#### Information provided

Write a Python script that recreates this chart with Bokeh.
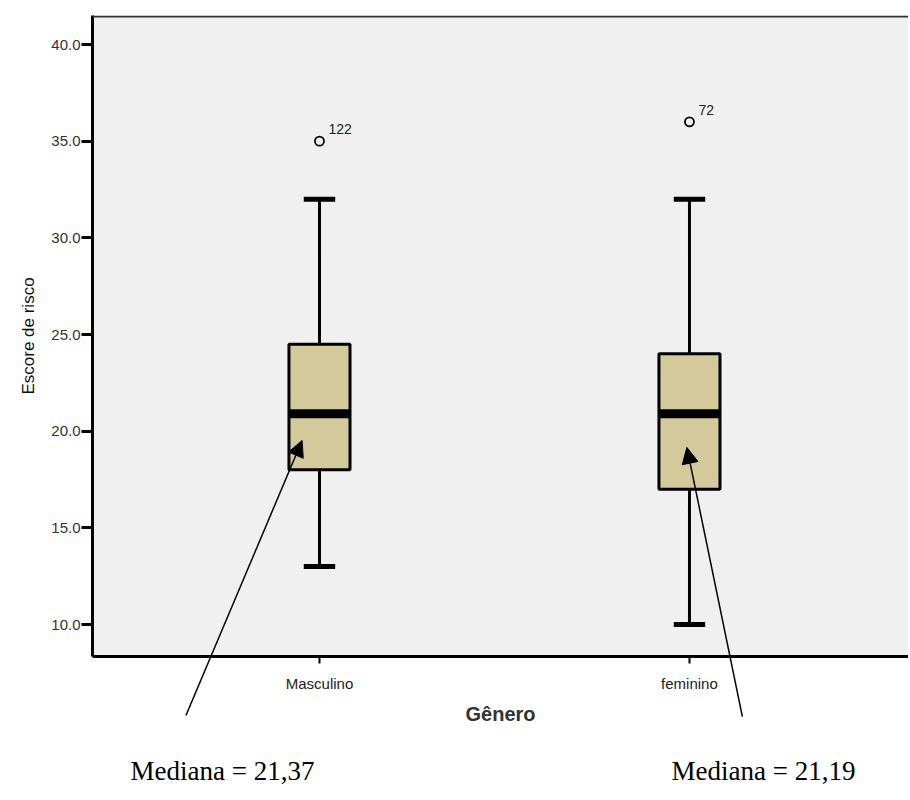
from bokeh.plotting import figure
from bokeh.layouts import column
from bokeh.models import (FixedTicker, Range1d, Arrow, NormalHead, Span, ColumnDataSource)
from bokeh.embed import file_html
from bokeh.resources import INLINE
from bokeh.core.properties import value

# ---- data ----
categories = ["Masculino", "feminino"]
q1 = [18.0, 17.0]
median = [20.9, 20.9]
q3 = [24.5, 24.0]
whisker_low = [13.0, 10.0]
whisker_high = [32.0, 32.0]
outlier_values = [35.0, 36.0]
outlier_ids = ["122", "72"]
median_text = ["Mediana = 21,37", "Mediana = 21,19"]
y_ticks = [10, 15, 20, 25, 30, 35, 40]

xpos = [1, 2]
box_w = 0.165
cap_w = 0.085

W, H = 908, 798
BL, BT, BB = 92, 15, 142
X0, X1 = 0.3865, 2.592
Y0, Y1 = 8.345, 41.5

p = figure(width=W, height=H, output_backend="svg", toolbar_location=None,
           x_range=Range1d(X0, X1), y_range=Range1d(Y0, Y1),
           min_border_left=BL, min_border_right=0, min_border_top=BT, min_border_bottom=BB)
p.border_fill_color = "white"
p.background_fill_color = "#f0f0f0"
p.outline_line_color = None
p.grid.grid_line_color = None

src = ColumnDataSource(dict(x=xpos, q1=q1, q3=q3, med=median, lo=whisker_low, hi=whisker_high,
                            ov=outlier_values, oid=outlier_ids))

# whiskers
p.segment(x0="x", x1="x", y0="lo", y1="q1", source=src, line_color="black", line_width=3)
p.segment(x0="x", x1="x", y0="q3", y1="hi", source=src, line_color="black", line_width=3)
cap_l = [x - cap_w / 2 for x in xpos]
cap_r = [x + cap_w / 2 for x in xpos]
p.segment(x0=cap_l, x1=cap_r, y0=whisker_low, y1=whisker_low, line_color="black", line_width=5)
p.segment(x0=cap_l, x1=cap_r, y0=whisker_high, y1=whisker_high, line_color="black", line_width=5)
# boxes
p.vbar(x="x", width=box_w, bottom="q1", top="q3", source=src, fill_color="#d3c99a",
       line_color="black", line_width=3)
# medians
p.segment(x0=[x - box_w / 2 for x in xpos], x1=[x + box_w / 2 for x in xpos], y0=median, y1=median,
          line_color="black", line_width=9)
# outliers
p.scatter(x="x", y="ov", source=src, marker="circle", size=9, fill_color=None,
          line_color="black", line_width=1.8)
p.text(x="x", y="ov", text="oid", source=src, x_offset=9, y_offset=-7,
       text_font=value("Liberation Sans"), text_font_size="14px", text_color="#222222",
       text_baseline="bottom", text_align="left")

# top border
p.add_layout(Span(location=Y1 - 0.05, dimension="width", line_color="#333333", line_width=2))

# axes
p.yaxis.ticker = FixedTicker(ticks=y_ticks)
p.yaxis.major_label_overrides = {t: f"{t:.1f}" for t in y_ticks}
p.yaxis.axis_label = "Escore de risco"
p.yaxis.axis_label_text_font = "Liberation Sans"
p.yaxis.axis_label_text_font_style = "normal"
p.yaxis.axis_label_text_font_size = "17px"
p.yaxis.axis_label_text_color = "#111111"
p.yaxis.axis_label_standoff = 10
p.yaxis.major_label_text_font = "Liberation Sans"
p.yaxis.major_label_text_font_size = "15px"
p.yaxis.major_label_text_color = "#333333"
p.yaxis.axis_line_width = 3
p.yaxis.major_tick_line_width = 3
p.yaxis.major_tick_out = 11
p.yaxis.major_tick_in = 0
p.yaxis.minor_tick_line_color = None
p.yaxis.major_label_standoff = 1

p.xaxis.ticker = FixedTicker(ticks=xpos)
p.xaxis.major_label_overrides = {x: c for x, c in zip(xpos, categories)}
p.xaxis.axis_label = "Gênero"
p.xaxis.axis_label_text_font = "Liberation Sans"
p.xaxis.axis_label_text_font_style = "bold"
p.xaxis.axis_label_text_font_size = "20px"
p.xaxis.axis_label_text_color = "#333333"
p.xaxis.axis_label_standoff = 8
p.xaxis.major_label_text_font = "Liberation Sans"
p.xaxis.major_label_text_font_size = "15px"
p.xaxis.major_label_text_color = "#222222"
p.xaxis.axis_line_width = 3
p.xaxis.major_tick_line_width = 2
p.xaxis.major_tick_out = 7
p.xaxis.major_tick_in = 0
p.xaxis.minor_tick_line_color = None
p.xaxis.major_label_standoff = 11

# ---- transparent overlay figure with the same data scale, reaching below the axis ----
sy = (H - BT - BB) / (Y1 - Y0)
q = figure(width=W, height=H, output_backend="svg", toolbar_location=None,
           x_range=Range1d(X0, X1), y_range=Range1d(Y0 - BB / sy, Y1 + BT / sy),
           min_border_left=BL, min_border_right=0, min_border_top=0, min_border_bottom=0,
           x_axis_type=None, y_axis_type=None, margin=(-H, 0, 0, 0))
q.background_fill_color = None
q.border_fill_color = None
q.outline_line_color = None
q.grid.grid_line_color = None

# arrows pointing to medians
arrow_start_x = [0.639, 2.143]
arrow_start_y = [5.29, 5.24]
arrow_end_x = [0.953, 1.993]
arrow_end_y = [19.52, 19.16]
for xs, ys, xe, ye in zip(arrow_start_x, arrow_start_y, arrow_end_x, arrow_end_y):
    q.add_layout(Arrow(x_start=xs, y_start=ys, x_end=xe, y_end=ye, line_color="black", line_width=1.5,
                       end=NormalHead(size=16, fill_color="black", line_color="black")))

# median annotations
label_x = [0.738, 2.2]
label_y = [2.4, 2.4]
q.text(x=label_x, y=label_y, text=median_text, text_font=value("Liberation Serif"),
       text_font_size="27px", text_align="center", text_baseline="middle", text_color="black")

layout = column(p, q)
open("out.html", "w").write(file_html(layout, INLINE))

########

▶ **Given request**
Skip every picture and return the lines above from the top through the one that contains "from bokeh.core.properties import value".

▶ **Exercise answer**
Write a Python script that recreates this chart with Bokeh.
from bokeh.plotting import figure
from bokeh.layouts import column
from bokeh.models import (FixedTicker, Range1d, Arrow, NormalHead, Span, ColumnDataSource)
from bokeh.embed import file_html
from bokeh.resources import INLINE
from bokeh.core.properties import value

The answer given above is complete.